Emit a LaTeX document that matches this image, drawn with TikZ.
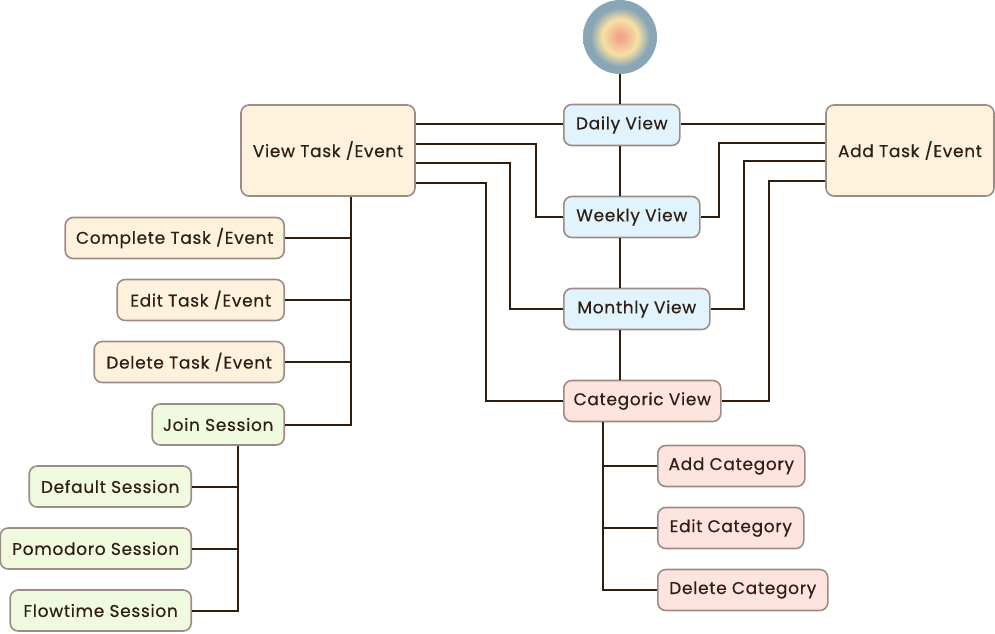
\documentclass[tikz,border=0pt]{standalone}
\usepackage{fontspec}
\setmainfont{Poppins}[LetterSpace=4, FakeBold=0.4]
\definecolor{taskfill}{HTML}{FEF2DC}
\definecolor{viewfill}{HTML}{E1F3FD}
\definecolor{catfill}{HTML}{FDE4DE}
\definecolor{sessfill}{HTML}{F0FADE}
\definecolor{rim}{HTML}{9B8D85}
\definecolor{wire}{HTML}{321E0F}
\definecolor{ink}{HTML}{2D1F14}
\definecolor{salmon}{HTML}{F2A48C}
\definecolor{sunny}{HTML}{F6E1A4}
\definecolor{mist}{HTML}{88A6B6}
\pgfdeclareradialshading{halo}{\pgfpoint{0bp}{0bp}}{color(0bp)=(salmon); color(2bp)=(salmon); color(12bp)=(sunny); color(20bp)=(mist); color(25bp)=(mist); color(50bp)=(mist)}
\tikzset{
  box/.style={draw=rim, line width=1.6pt, rounded corners=8pt, text=ink,
    minimum height=41pt, inner xsep=6pt, font=\fontsize{17}{20}\selectfont},
  bigbox/.style={box, fill=taskfill, minimum height=91pt},
  task/.style={box, fill=taskfill},
  view/.style={box, fill=viewfill},
  cat/.style={box, fill=catfill},
  sess/.style={box, fill=sessfill},
  wirestyle/.style={draw=wire, line width=2pt}
}
\begin{document}
\begin{tikzpicture}[x=1pt, y=-1pt]
        \useasboundingbox (0,0) rectangle (995,633);
        % start and views
        \node[circle, minimum size=74pt, shading=halo] (start) at (620,37) {};
        \node[view, anchor=west, minimum width=116pt] (daily) at (563,125) {Daily View};
        \node[view, anchor=west, minimum width=136pt] (weekly) at (563,217) {Weekly View};
        \node[view, anchor=west, minimum width=146pt] (monthly) at (563,309) {Monthly View};
        \node[cat, anchor=west, minimum width=157pt] (categoric) at (563,401) {Categoric View};
        \node[bigbox, minimum width=174pt] (viewtask) at (328,150.5) {View Task /Event};
        \node[bigbox, minimum width=168pt] (addtask) at (910,150.5) {Add Task /Event};
        % task actions
        \node[task, anchor=east, minimum width=219pt] (complete) at (285,238) {Complete Task /Event};
        \node[task, anchor=east, minimum width=167pt] (edittask) at (285,300) {Edit Task /Event};
        \node[task, anchor=east, minimum width=190pt] (deltask) at (285,362) {Delete Task /Event};
        \node[sess, anchor=east, minimum width=132pt] (join) at (285,424.5) {Join Session};
        \node[sess, anchor=east, minimum width=162pt] (default) at (192,486.5) {Default Session};
        \node[sess, anchor=east, minimum width=191pt] (pomodoro) at (192,548.5) {Pomodoro Session};
        \node[sess, anchor=east, minimum width=181pt] (flowtime) at (192,610.5) {Flowtime Session};
        % categories
        \node[cat, anchor=west, minimum width=147pt] (addcat) at (657,466) {Add Category};
        \node[cat, anchor=west, minimum width=146pt] (editcat) at (657,528) {Edit Category};
        \node[cat, anchor=west, minimum width=170pt] (delcat) at (657,590) {Delete Category};
        % wires
        \draw[wirestyle] (start.south) -- (daily.north -| start.south);
        \draw[wirestyle] (daily.south -| start.south) -- (weekly.north -| start.south);
        \draw[wirestyle] (weekly.south -| start.south) -- (monthly.north -| start.south);
        \draw[wirestyle] (monthly.south -| start.south) -- (categoric.north -| start.south);
        \draw[wirestyle] ([yshift=-19.5pt]viewtask.north east) -- ([yshift=-19.5pt]viewtask.north east -| daily.west);
        \draw[wirestyle] ([yshift=-39.5pt]viewtask.north east) -| ([xshift=-27pt]weekly.west) -- (weekly.west);
        \draw[wirestyle] ([yshift=-58.5pt]viewtask.north east) -| ([xshift=-53pt]monthly.west) -- (monthly.west);
        \draw[wirestyle] ([yshift=-78.5pt]viewtask.north east) -| ([xshift=-77pt]categoric.west) -- (categoric.west);
        \draw[wirestyle] ([yshift=-19.5pt]addtask.north west) -- ([yshift=-19.5pt]addtask.north west -| daily.east);
        \draw[wirestyle] ([yshift=-38.5pt]addtask.north west) -| ([xshift=18pt]weekly.east) -- (weekly.east);
        \draw[wirestyle] ([yshift=-56.5pt]addtask.north west) -| ([xshift=33pt]monthly.east) -- (monthly.east);
        \draw[wirestyle] ([yshift=-76.5pt]addtask.north west) -| ([xshift=47pt]categoric.east) -- (categoric.east);
        \draw[wirestyle] ([xshift=23pt]viewtask.south) |- (join.east);
        \foreach \n in {complete,edittask,deltask}
          \draw[wirestyle] (\n.east) -- ++(66,0);
        \draw[wirestyle] ([xshift=20pt]join.south) |- (flowtime.east);
        \foreach \n in {default,pomodoro}
          \draw[wirestyle] (\n.east) -- ++(47,0);
        \draw[wirestyle] ([xshift=-39pt]categoric.south) |- (delcat.west);
        \foreach \n in {addcat,editcat}
          \draw[wirestyle] (\n.west) -- ++(-55,0);
\end{tikzpicture}
\end{document}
....
**TASK TO COMPLETE:** Give every line above again exactly, with no pictures.

**RESPONSE:**
Emit a LaTeX document that matches this image, drawn with TikZ.
\documentclass[tikz,border=0pt]{standalone}
\usepackage{fontspec}
\setmainfont{Poppins}[LetterSpace=4, FakeBold=0.4]
\definecolor{taskfill}{HTML}{FEF2DC}
\definecolor{viewfill}{HTML}{E1F3FD}
\definecolor{catfill}{HTML}{FDE4DE}
\definecolor{sessfill}{HTML}{F0FADE}
\definecolor{rim}{HTML}{9B8D85}
\definecolor{wire}{HTML}{321E0F}
\definecolor{ink}{HTML}{2D1F14}
\definecolor{salmon}{HTML}{F2A48C}
\definecolor{sunny}{HTML}{F6E1A4}
\definecolor{mist}{HTML}{88A6B6}
\pgfdeclareradialshading{halo}{\pgfpoint{0bp}{0bp}}{color(0bp)=(salmon); color(2bp)=(salmon); color(12bp)=(sunny); color(20bp)=(mist); color(25bp)=(mist); color(50bp)=(mist)}
\tikzset{
  box/.style={draw=rim, line width=1.6pt, rounded corners=8pt, text=ink,
    minimum height=41pt, inner xsep=6pt, font=\fontsize{17}{20}\selectfont},
  bigbox/.style={box, fill=taskfill, minimum height=91pt},
  task/.style={box, fill=taskfill},
  view/.style={box, fill=viewfill},
  cat/.style={box, fill=catfill},
  sess/.style={box, fill=sessfill},
  wirestyle/.style={draw=wire, line width=2pt}
}
\begin{document}
\begin{tikzpicture}[x=1pt, y=-1pt]
        \useasboundingbox (0,0) rectangle (995,633);
        % start and views
        \node[circle, minimum size=74pt, shading=halo] (start) at (620,37) {};
        \node[view, anchor=west, minimum width=116pt] (daily) at (563,125) {Daily View};
        \node[view, anchor=west, minimum width=136pt] (weekly) at (563,217) {Weekly View};
        \node[view, anchor=west, minimum width=146pt] (monthly) at (563,309) {Monthly View};
        \node[cat, anchor=west, minimum width=157pt] (categoric) at (563,401) {Categoric View};
        \node[bigbox, minimum width=174pt] (viewtask) at (328,150.5) {View Task /Event};
        \node[bigbox, minimum width=168pt] (addtask) at (910,150.5) {Add Task /Event};
        % task actions
        \node[task, anchor=east, minimum width=219pt] (complete) at (285,238) {Complete Task /Event};
        \node[task, anchor=east, minimum width=167pt] (edittask) at (285,300) {Edit Task /Event};
        \node[task, anchor=east, minimum width=190pt] (deltask) at (285,362) {Delete Task /Event};
        \node[sess, anchor=east, minimum width=132pt] (join) at (285,424.5) {Join Session};
        \node[sess, anchor=east, minimum width=162pt] (default) at (192,486.5) {Default Session};
        \node[sess, anchor=east, minimum width=191pt] (pomodoro) at (192,548.5) {Pomodoro Session};
        \node[sess, anchor=east, minimum width=181pt] (flowtime) at (192,610.5) {Flowtime Session};
        % categories
        \node[cat, anchor=west, minimum width=147pt] (addcat) at (657,466) {Add Category};
        \node[cat, anchor=west, minimum width=146pt] (editcat) at (657,528) {Edit Category};
        \node[cat, anchor=west, minimum width=170pt] (delcat) at (657,590) {Delete Category};
        % wires
        \draw[wirestyle] (start.south) -- (daily.north -| start.south);
        \draw[wirestyle] (daily.south -| start.south) -- (weekly.north -| start.south);
        \draw[wirestyle] (weekly.south -| start.south) -- (monthly.north -| start.south);
        \draw[wirestyle] (monthly.south -| start.south) -- (categoric.north -| start.south);
        \draw[wirestyle] ([yshift=-19.5pt]viewtask.north east) -- ([yshift=-19.5pt]viewtask.north east -| daily.west);
        \draw[wirestyle] ([yshift=-39.5pt]viewtask.north east) -| ([xshift=-27pt]weekly.west) -- (weekly.west);
        \draw[wirestyle] ([yshift=-58.5pt]viewtask.north east) -| ([xshift=-53pt]monthly.west) -- (monthly.west);
        \draw[wirestyle] ([yshift=-78.5pt]viewtask.north east) -| ([xshift=-77pt]categoric.west) -- (categoric.west);
        \draw[wirestyle] ([yshift=-19.5pt]addtask.north west) -- ([yshift=-19.5pt]addtask.north west -| daily.east);
        \draw[wirestyle] ([yshift=-38.5pt]addtask.north west) -| ([xshift=18pt]weekly.east) -- (weekly.east);
        \draw[wirestyle] ([yshift=-56.5pt]addtask.north west) -| ([xshift=33pt]monthly.east) -- (monthly.east);
        \draw[wirestyle] ([yshift=-76.5pt]addtask.north west) -| ([xshift=47pt]categoric.east) -- (categoric.east);
        \draw[wirestyle] ([xshift=23pt]viewtask.south) |- (join.east);
        \foreach \n in {complete,edittask,deltask}
          \draw[wirestyle] (\n.east) -- ++(66,0);
        \draw[wirestyle] ([xshift=20pt]join.south) |- (flowtime.east);
        \foreach \n in {default,pomodoro}
          \draw[wirestyle] (\n.east) -- ++(47,0);
        \draw[wirestyle] ([xshift=-39pt]categoric.south) |- (delcat.west);
        \foreach \n in {addcat,editcat}
          \draw[wirestyle] (\n.west) -- ++(-55,0);
\end{tikzpicture}
\end{document}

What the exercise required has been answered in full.